Porous Co3O4/VS4/rGO-SDBS@NF nanoflower as a high performance supercapacitor electrode

Abstract

Maximizing the performance of supercapacitors requires the design of high-conductivity, stable, and cost-effective electrode materials. The current study presents a novel solution in the form of self-supporting binder-free hierarchical Co3O4/VS4/rGO-SDBS@NF composite electrodes. These electrodes are fabricated using a facile and efficient two-step hydrothermal process. The growth of Co3O4 particles on VS4/rGO-SDBS flower-shaped nanosheet arrays on nickel foam substrates results in a sufficient contraction and expansion space distribution during charge and discharge.
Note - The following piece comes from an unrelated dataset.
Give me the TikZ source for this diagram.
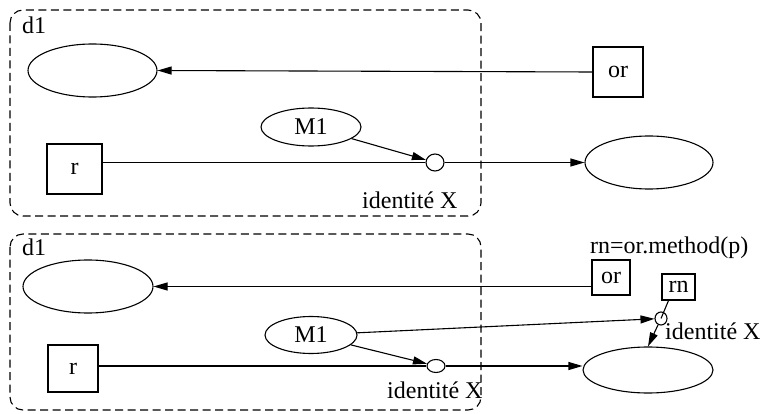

The Co3O4/VS4/rGO-SDBS@NF composite shows a specific capacitance of 2620 F g−1 at 1 A g−1, which is significantly compared to the VS4/rGO-SDBS@NF composite at 284 F g−1 in a 6 M KOH solution. Furthermore, the as-grown electrode Co3O4/VS4/rGO-SDBS@NF composite displays excellent cycling stability, with 97.4 % of its initial capacitance retained after 5000 cycles. In summary, the utilization of a simple and accessible manufacturing and synthesis method, absence of binders, in-situ growth technique, achievement of a special morphology with effective electrochemistry, excellent supercapacitor capacity, and high cyclic stability demonstrate significant improvements compared to recent works. These results provide a new perspective for the selection and synthesis of materials and the design and fabrication of electrodes for supercapacitors as energy storage devices.